Ross McKerchar, Sophos's chief information security officer, described the trajectory bluntly: "AI agents are being granted privileges faster than security teams can track them, and organizations that fail to get ahead of this will find it an increasingly costly gap to close."

The Industries Most Exposed

Not all sectors are equally vulnerable, though the breach rates across all of them are high enough to be alarming. Energy, oil and gas, and utilities reported the highest breach rates of any industry surveyed, at 80 percent. Federal and central government came close behind at 78 percent. These are not industries where a security failure carries only financial consequences. A compromised power grid or a breached government system carries consequences that ripple outward in ways that are difficult to contain.

The survey also surfaced a troubling relationship between regulatory compliance difficulty and breach rates. Organizations that found their compliance requirements very challenging had a breach rate of 82.4 percent, compared to 68.3 percent for those with lower compliance difficulty. This is a 14 percentage point gap, and it suggests that the organizations most burdened by regulatory complexity are simultaneously the least equipped to actually meet the security outcomes those regulations are meant to produce. Compliance, when treated as a checkbox exercise rather than a genuine security practice, may be consuming resources better spent on actual defense.

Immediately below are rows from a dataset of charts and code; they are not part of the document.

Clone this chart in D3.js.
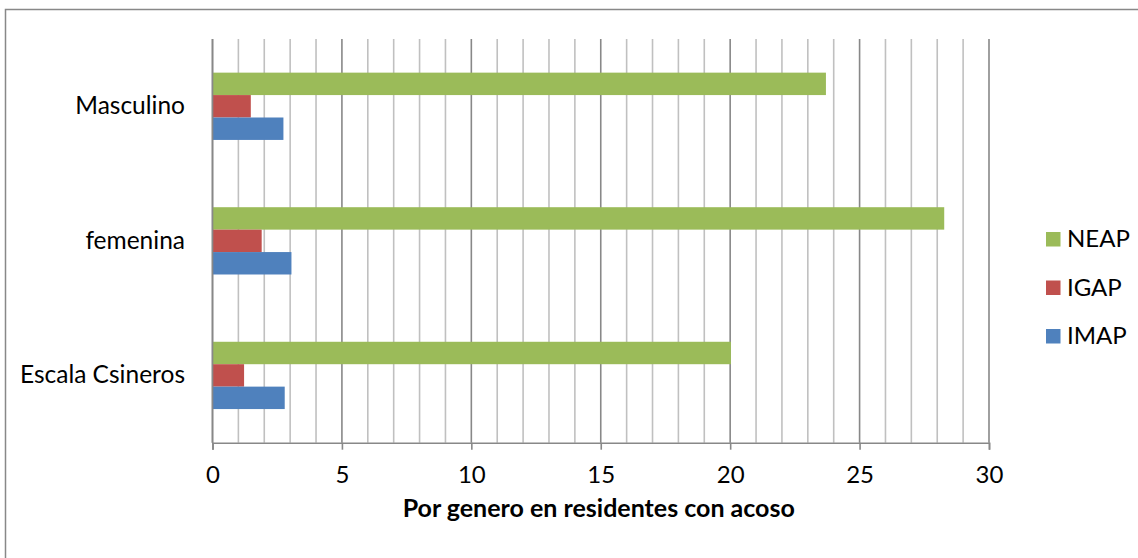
<!DOCTYPE html>
<html><head><meta charset="utf-8">
<script src="https://cdn.jsdelivr.net/npm/d3@7"></script>
<style>body{margin:0;background:#fff}svg{display:block}text{font-family:Lato,"Open Sans",sans-serif;fill:#000}</style>
</head><body><svg id="c" width="1138" height="558"></svg>
<script>
const categories = ["Masculino", "femenina", "Escala Csineros"];
const seriesNames = ["NEAP", "IGAP", "IMAP"];
const NEAP = [23.7, 28.27, 20.03];
const IGAP = [1.48, 1.9, 1.22];
const IMAP = [2.74, 3.05, 2.79];
const xTicks = [0, 5, 10, 15, 20, 25, 30];
const colors = {NEAP: "#9BBB59", IGAP: "#C0504D", IMAP: "#4F81BD"};
const xTitle = "Por genero en residentes con acoso";

const series = {NEAP, IGAP, IMAP};
const svg = d3.select("#c");
const L = 212.5, R = 989, T = 39, B = 442.7;

svg.append("rect").attr("x", 5.5).attr("y", 9.5).attr("width", 1140).attr("height", 560)
  .attr("fill", "#fff").attr("stroke", "#888").attr("stroke-width", 1.5);

const x = d3.scaleLinear().domain([0, 30]).range([L, R]);
const y = d3.scaleBand().domain(categories).range([T, B]);
const yIn = d3.scaleBand().domain(seriesNames).range([0, y.bandwidth() / 2]);

const g = svg.append("g");
g.selectAll("line.minor").data(d3.range(1, 31).filter(v => v % 5 !== 0)).join("line")
  .attr("x1", d => x(d)).attr("x2", d => x(d)).attr("y1", T).attr("y2", B)
  .attr("stroke", "#c0c0c0").attr("stroke-width", 1.6);
g.selectAll("line.major").data(xTicks).join("line")
  .attr("x1", d => x(d)).attr("x2", d => x(d)).attr("y1", T).attr("y2", B)
  .attr("stroke", "#888").attr("stroke-width", 1.6);

categories.forEach((c, i) => {
  const y0 = y(c) + y.bandwidth() / 4;
  seriesNames.forEach(s => {
    svg.append("rect").attr("x", x(0)).attr("y", y0 + yIn(s))
      .attr("width", x(series[s][i]) - x(0)).attr("height", yIn.bandwidth())
      .attr("fill", colors[s]);
  });
});

const ax = svg.append("g").attr("transform", `translate(0,${B})`)
  .call(d3.axisBottom(x).tickValues(xTicks).tickSize(7).tickPadding(16).tickFormat(d3.format("d")));
ax.select(".domain").attr("stroke", "#888").attr("stroke-width", 1.6);
ax.selectAll(".tick line").attr("stroke", "#888").attr("stroke-width", 1.6);
ax.selectAll(".tick text").attr("font-size", 24).attr("font-family", "Lato").attr("fill", "#000");
svg.append("line").attr("x1", L).attr("x2", L).attr("y1", T).attr("y2", B).attr("stroke", "#888").attr("stroke-width", 1.6);

svg.selectAll("text.cat").data(categories).join("text")
  .attr("x", 185).attr("y", d => y(d) + y.bandwidth() / 2 + 8)
  .attr("text-anchor", "end").attr("font-size", 24.5).text(d => d);

svg.append("text").attr("x", (L + R) / 2 - 2).attr("y", 517).attr("text-anchor", "middle")
  .attr("font-size", 25).attr("font-weight", "bold").text(xTitle);

const lg = svg.append("g");
seriesNames.forEach((s, i) => {
  const yy = 232 + i * 48.5;
  lg.append("rect").attr("x", 1046).attr("y", yy).attr("width", 14.5).attr("height", 14.5).attr("fill", colors[s]);
  lg.append("text").attr("x", 1067).attr("y", yy + 15).attr("font-size", 24).text(s);
});
</script></body></html>
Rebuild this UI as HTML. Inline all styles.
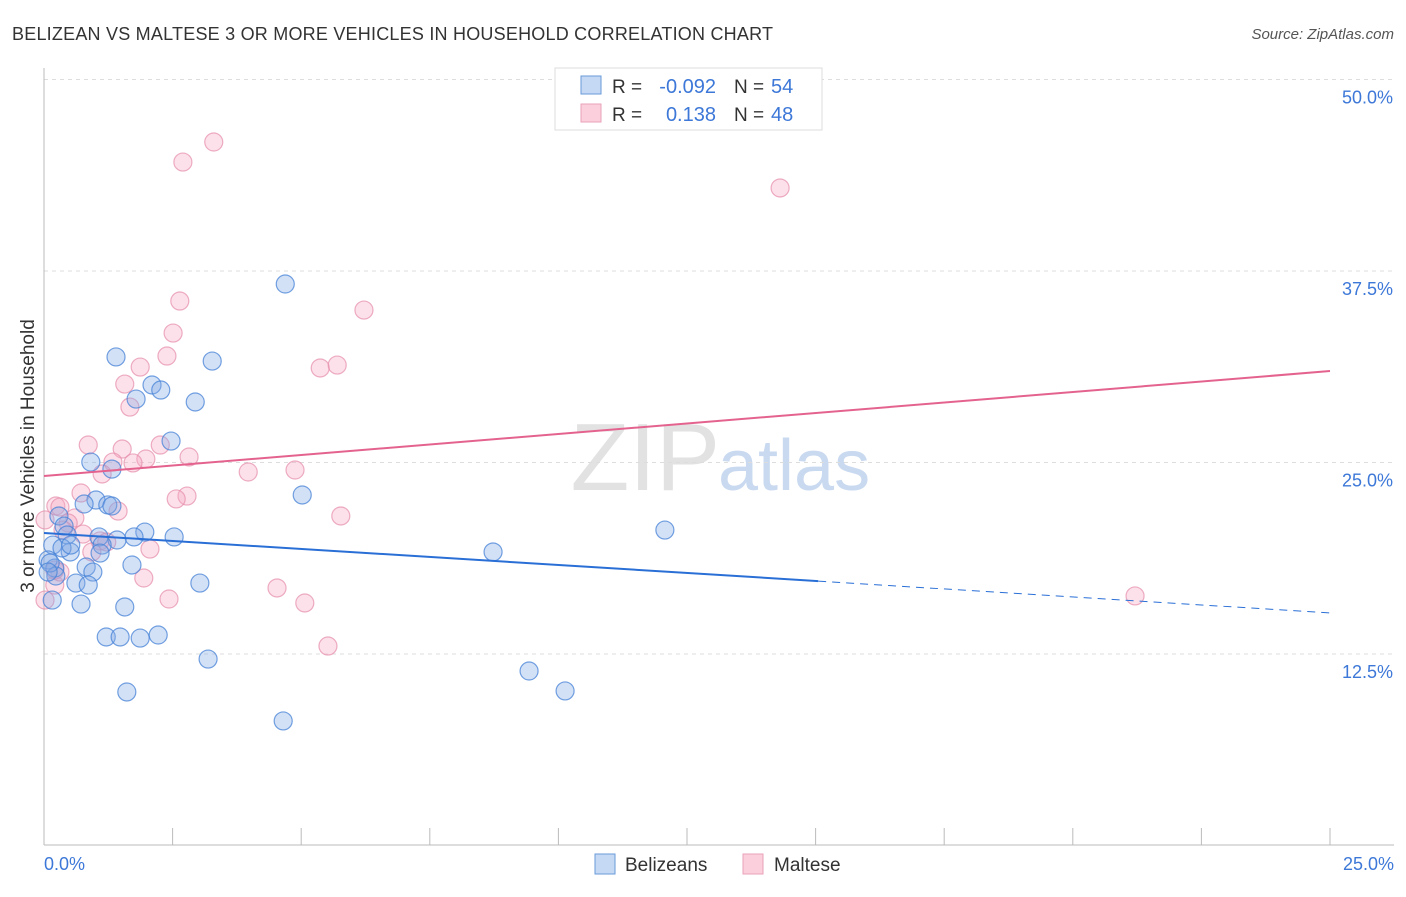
<!DOCTYPE html>
<html><head><meta charset="utf-8"><style>
body{margin:0;background:#fff;font-family:"Liberation Sans",sans-serif}
svg text{font-family:"Liberation Sans",sans-serif}
</style></head><body>
<svg id="c" width="1406" height="892">
<text x="12" y="40" font-size="18" fill="#333" textLength="761">BELIZEAN VS MALTESE 3 OR MORE VEHICLES IN HOUSEHOLD CORRELATION CHART</text>
<text x="1394" y="39" font-size="15" fill="#555" text-anchor="end" font-style="italic">Source: ZipAtlas.com</text>
<text x="720" y="490" font-size="96" fill="#e2e2e2" text-anchor="end" font-family="Liberation Serif">ZIP</text>
<text x="718" y="490" font-size="72" fill="#c9d9f0">atlas</text>
<g id="grid"></g>
<g id="pts"></g>
<g id="trend"></g>
<text transform="translate(34,456) rotate(-90)" font-size="19" fill="#333" text-anchor="middle">3 or more Vehicles in Household</text>
<text x="44" y="870" font-size="18" fill="#3d78d8">0.0%</text>
<text x="1394" y="870" font-size="18" fill="#3d78d8" text-anchor="end">25.0%</text>
<g>
<rect x="555" y="68" width="267" height="62" fill="#fff" stroke="#ddd"/>
<rect x="581" y="76" width="20" height="18" fill="#c5d9f5" stroke="#6a9ad9"/>
<rect x="581" y="104" width="20" height="18" fill="#fbd0dc" stroke="#eaa2b8"/>
<text x="612" y="93" font-size="19" fill="#333">R =</text>
<text x="716" y="93" font-size="20" fill="#3d78d8" text-anchor="end">-0.092</text>
<text x="734" y="93" font-size="19" fill="#333">N =</text>
<text x="771" y="93" font-size="20" fill="#3d78d8">54</text>
<text x="612" y="121" font-size="19" fill="#333">R =</text>
<text x="716" y="121" font-size="20" fill="#3d78d8" text-anchor="end">0.138</text>
<text x="734" y="121" font-size="19" fill="#333">N =</text>
<text x="771" y="121" font-size="20" fill="#3d78d8">48</text>
</g>
<g>
<rect x="595" y="854" width="20" height="20" fill="#c5d9f5" stroke="#6a9ad9"/>
<text x="625" y="871" font-size="19" fill="#333">Belizeans</text>
<rect x="743" y="854" width="20" height="20" fill="#fbd0dc" stroke="#eaa2b8"/>
<text x="774" y="871" font-size="19" fill="#333">Maltese</text>
</g>
</svg>
<script>
const yTicks=[12.5,25,37.5,50];
const yTickLabels=["12.5%","25.0%","37.5%","50.0%"];
const blueX=[4.69,1.40,3.27,2.10,2.27,1.79,2.94,2.47,0.91,1.32,5.02,1.01,0.78,1.24,1.32,0.29,0.39,1.96,2.53,1.75,1.42,1.07,1.13,0.45,0.17,0.08,0.51,0.35,1.09,8.73,12.07,0.21,0.82,1.71,0.95,0.62,0.86,3.03,0.23,0.16,0.72,1.57,1.21,1.48,1.87,2.22,3.19,9.43,10.13,1.61,4.65,0.12,0.08,0.52];
const blueY=[36.65,31.89,31.62,30.06,29.73,29.14,28.95,26.40,25.03,24.57,22.88,22.55,22.29,22.23,22.16,21.51,20.85,20.46,20.14,20.14,19.94,20.14,19.61,20.27,19.61,18.64,19.16,19.42,19.09,19.16,20.59,18.11,18.18,18.31,17.85,17.13,17.00,17.13,17.59,16.02,15.76,15.57,13.61,13.61,13.54,13.74,12.17,11.39,10.09,10.02,8.13,18.44,17.85,19.61];
const pinkX=[3.30,2.70,14.31,2.64,6.22,2.51,2.39,5.37,5.70,1.87,1.57,1.67,0.86,2.26,1.52,2.82,1.98,1.34,1.73,1.13,3.97,4.88,0.72,2.78,2.57,0.23,0.31,1.44,0.60,5.77,0.47,0.37,0.76,1.09,1.22,2.06,0.93,1.94,0.21,2.43,4.53,5.07,5.52,21.21,0.02,0.31,0.02,0.21];
const pinkY=[45.92,44.61,42.92,35.54,34.95,33.45,31.95,31.17,31.36,31.23,30.12,28.62,26.14,26.14,25.88,25.36,25.23,25.03,24.97,24.25,24.38,24.51,23.01,22.81,22.62,22.16,22.09,21.83,21.38,21.51,21.05,20.59,20.33,19.88,19.81,19.35,19.16,17.46,17.00,16.09,16.81,15.83,13.02,16.29,21.25,17.85,16.02,17.98];
const blueTrend=[20.4,15.18];
const pinkTrend=[24.12,30.97];
const NS='http://www.w3.org/2000/svg';
const X=v=>44+v/25*1286;
const Y=v=>654-(v-12.5)*15.32;
function mk(t,a,p){const e=document.createElementNS(NS,t);for(const k in a)e.setAttribute(k,a[k]);p.appendChild(e);return e;}
const grid=document.getElementById('grid');
yTicks.forEach((t,i)=>{
 const l=mk('line',{x1:44,x2:1394,y1:Y(t),y2:Y(t),stroke:'#ddd','stroke-dasharray':'4,4'},grid);
 
 
 const tx=mk('text',{x:1393,y:Y(t)+24,'font-size':18,fill:'#3d78d8','text-anchor':'end'},grid);
 tx.textContent=yTickLabels[i];
 
 
});
const ax=mk('line',{x1:44,x2:1394,y1:845,y2:845,stroke:'#bbb'},grid);


const ay=mk('line',{x1:44,x2:44,y1:68,y2:845,stroke:'#bbb'},grid);


for(let i=0;i<=10;i++){const t=mk('line',{x1:X(i*2.5),x2:X(i*2.5),y1:828,y2:845,stroke:'#bbb'},grid);
 
 }
const pts=document.getElementById('pts');
pinkX.forEach((x,i)=>{const c=mk('circle',{cx:X(x),cy:Y(pinkY[i]),r:9,fill:'rgba(245,170,195,0.35)',stroke:'rgba(230,140,170,0.7)','stroke-width':1.2},pts);
 
 });
blueX.forEach((x,i)=>{const c=mk('circle',{cx:X(x),cy:Y(blueY[i]),r:9,fill:'rgba(130,170,230,0.35)',stroke:'rgba(70,130,215,0.75)','stroke-width':1.2},pts);
 
 });
const tr=document.getElementById('trend');
const by=x=>blueTrend[0]+(blueTrend[1]-blueTrend[0])*x/25;
const b1=mk('line',{x1:X(0),y1:Y(by(0)),x2:X(15.05),y2:Y(by(15.05)),stroke:'#2a6fd6','stroke-width':2},tr);


const b2=mk('line',{x1:X(15.05),y1:Y(by(15.05)),x2:X(25),y2:Y(by(25)),stroke:'#2a6fd6','stroke-width':1,'stroke-dasharray':'8,6'},tr);


const p1=mk('line',{x1:X(0),y1:Y(pinkTrend[0]),x2:X(25),y2:Y(pinkTrend[1]),stroke:'#e4638e','stroke-width':2},tr);


</script>
</body></html>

What Visibility Actually Looks Like, and What It Does Not

One of the more quietly damning findings in the survey concerns monitoring. Only 24 percent of organizations continuously monitor for unusual login attempts. More than half check every three months or less. In a threat environment where attackers move through compromised environments in hours, and sometimes minutes, a quarterly review of login anomalies is not a security posture. It is a post-incident archaeology exercise.

Detection gaps compound the problem. Fourteen percent of breached organizations could not detect and stop their most significant identity attack before damage was already done. Among smaller organizations, those with 100 to 250 employees, that failure rate was nearly double compared to mid-sized peers. Small organizations face an impossible math problem: the cost of comprehensive identity security tools is high relative to their budgets, but the cost of a breach, at six or seven figures, is potentially fatal to the business.

What Good Identity Security Actually Requires

The path forward is not a mystery, though it requires investment and sustained attention. The survey's recommendations cover both human and non-human identity management, and the good news is that some of the highest-impact interventions are not especially exotic.

Enforcing multi-factor authentication across all user accounts remains one of the highest-return security investments available. Applying least-privilege access principles, meaning that accounts and systems only have access to what they genuinely need, limits the damage that any single compromised credential can do. Promptly disabling inactive accounts closes the orphaned identity problem that attackers regularly exploit.

For non-human identities specifically, the prescription is more technically demanding. Organizations need a real inventory of all their NHIs, something many lack entirely. Long-lived credentials, the API keys and tokens that never expire, need to be replaced with short-lived alternatives that automatically rotate. Secrets management platforms can handle NHI credentials at scale in ways that manual processes cannot.

As AI agents proliferate, the emerging category of Identity Threat Detection and Response, ITDR, is becoming less optional. Combined with a Zero Trust security model that treats every access request as potentially suspicious until verified, these tools create the detection and response capability that most organizations currently lack.

None of this is cheap or simple. But the survey makes the alternative cost visible in a way that is hard to argue with. Three breaches per year, at an average recovery cost approaching $1.64 million each, adds up faster than most security budgets. The question organizations are increasingly being forced to answer is not whether they can afford to invest in identity security. It is whether they can afford not to.